## Information shown
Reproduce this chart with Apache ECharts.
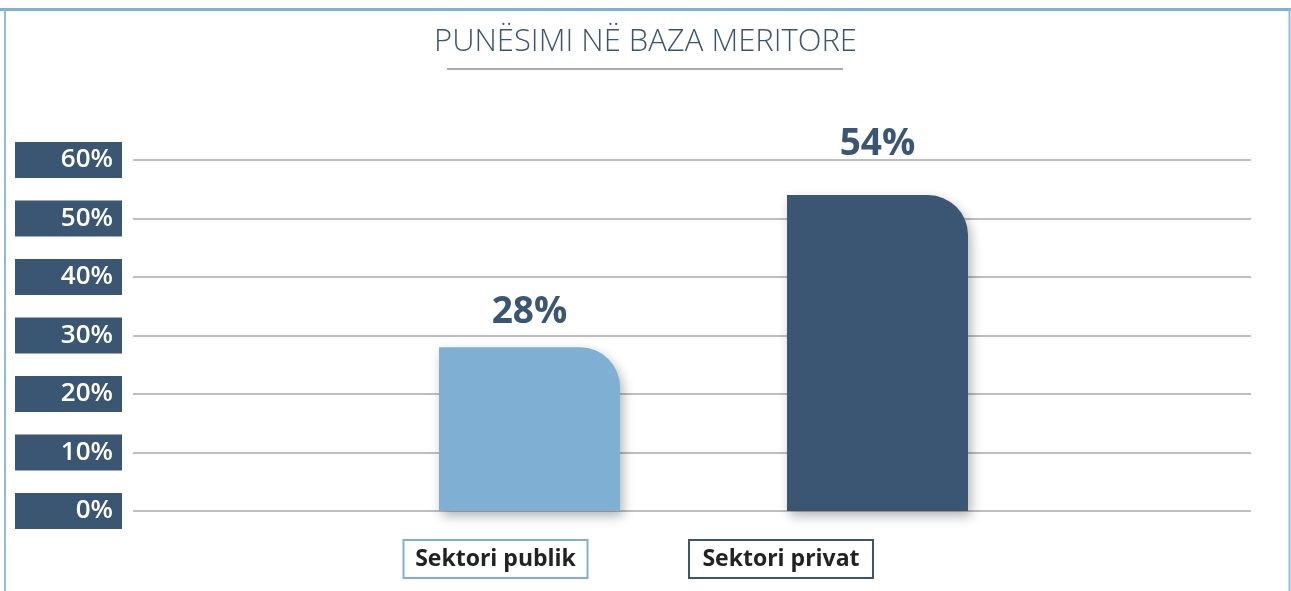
<!DOCTYPE html>
<html>
<head>
<meta charset="utf-8">
<script src="https://cdn.jsdelivr.net/npm/echarts@6/dist/echarts.min.js"></script>
<style>
    html, body { margin: 0; padding: 0; background: #fff; }
    #chart { width: 1291px; height: 591px; }
</style>
</head>
<body>
<div id="chart"></div>
<script>
const titleText = 'PUNËSIMI NË BAZA MERITORE'
const categories = ['Sektori publik', 'Sektori privat']
const values = [28, 54]
const barColors = ['#7fb0d3', '#3a5672']
const yTicks = [0, 10, 20, 30, 40, 50, 60]

const chart = echarts.init(document.getElementById('chart'))
const font = '"Open Sans", "Noto Sans", sans-serif'
const yMax = yTicks[yTicks.length - 1]
const yStep = yTicks[1] - yTicks[0]

chart.setOption({
    backgroundColor: '#fff',
    animation: false,
    title: {
        text: titleText,
        left: 'center',
        top: 22,
        textStyle: {
            fontFamily: font,
            fontWeight: 300,
            fontSize: 31,
            color: '#3a5672'
        }
    },
    graphic: [
        // frame
        { type: 'line', shape: { x1: 0, y1: 9.5, x2: 1291, y2: 9.5 }, style: { stroke: '#7fb0d3', lineWidth: 3 } },
        { type: 'line', shape: { x1: 5, y1: 9, x2: 5, y2: 591 }, style: { stroke: '#8dbbdc', lineWidth: 2 } },
        { type: 'line', shape: { x1: 1289.5, y1: 9, x2: 1289.5, y2: 591 }, style: { stroke: '#8dbbdc', lineWidth: 2 } },
        // title underline
        { type: 'line', shape: { x1: 447, y1: 69, x2: 843, y2: 69 }, style: { stroke: '#aaaaaa', lineWidth: 2 } }
    ],
    grid: [
        { left: 133, right: 40, top: 160, bottom: 80 },
        { left: 355.5, width: 696, top: 160, bottom: 80 },
        { left: 352.75, width: 571, top: 160, bottom: 80 }
    ],
    xAxis: [
        { gridIndex: 0, type: 'category', data: [''], show: false },
        { gridIndex: 1, type: 'category', data: categories, show: false },
        {
            gridIndex: 2,
            type: 'category',
            data: categories,
            axisLine: { show: false },
            axisTick: { show: false },
            axisLabel: {
                margin: 30,
                interval: 0,
                formatter: (v, i) => `{c${i}|${v}}`,
                rich: {
                    c0: {
                        fontFamily: font, fontWeight: 'bold', fontSize: 23, color: '#222',
                        width: 182, height: 36, lineHeight: 36, align: 'center',
                        borderColor: barColors[0], borderWidth: 2, backgroundColor: '#fff'
                    },
                    c1: {
                        fontFamily: font, fontWeight: 'bold', fontSize: 23, color: '#222',
                        width: 182, height: 36, lineHeight: 36, align: 'center',
                        borderColor: barColors[1], borderWidth: 2, backgroundColor: '#fff'
                    }
                }
            }
        }
    ],
    yAxis: [
        {
            gridIndex: 0,
            type: 'value',
            min: 0,
            max: yMax,
            interval: yStep,
            axisLine: { show: false },
            axisTick: { show: false },
            splitLine: { lineStyle: { color: '#a8a8a8', width: 1.5 } },
            axisLabel: {
                margin: 11,
                formatter: '{value}%',
                fontFamily: font,
                fontWeight: 600,
                fontSize: 26,
                color: '#fff',
                backgroundColor: '#3a5672',
                width: 98,
                height: 36,
                lineHeight: 36,
                align: 'right',
                padding: [0, 9, 0, 0]
            }
        },
        { gridIndex: 1, type: 'value', min: 0, max: yMax, show: false },
        { gridIndex: 2, type: 'value', min: 0, max: yMax, show: false }
    ],
    series: [
        {
            type: 'bar',
            xAxisIndex: 1,
            yAxisIndex: 1,
            barWidth: 181,
            data: values.map((v, i) => ({
                value: v,
                itemStyle: { color: barColors[i] },
                label: { distance: i === 0 ? 16 : 32 }
            })),
            itemStyle: {
                borderRadius: [0, 40, 0, 0],
                shadowBlur: 12,
                shadowColor: 'rgba(0,0,0,0.3)',
                shadowOffsetX: 3,
                shadowOffsetY: 5
            },
            label: {
                show: true,
                position: 'top',
                formatter: '{c}%',
                fontFamily: font,
                fontWeight: 'bold',
                fontSize: 37,
                color: '#3a5672'
            }
        }
    ]
})
</script>
</body>
</html>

## The exercise
Restate exactly, please, only the lines between the start of the data and the line containing "const yTicks = [0, 10, 20, 30, 40, 50, 60]", both ends included, skipping the pictures.

## Reply to the exercise
Reproduce this chart with Apache ECharts.
<!DOCTYPE html>
<html>
<head>
<meta charset="utf-8">
<script src="https://cdn.jsdelivr.net/npm/echarts@6/dist/echarts.min.js"></script>
<style>
    html, body { margin: 0; padding: 0; background: #fff; }
    #chart { width: 1291px; height: 591px; }
</style>
</head>
<body>
<div id="chart"></div>
<script>
const titleText = 'PUNËSIMI NË BAZA MERITORE'
const categories = ['Sektori publik', 'Sektori privat']
const values = [28, 54]
const barColors = ['#7fb0d3', '#3a5672']
const yTicks = [0, 10, 20, 30, 40, 50, 60]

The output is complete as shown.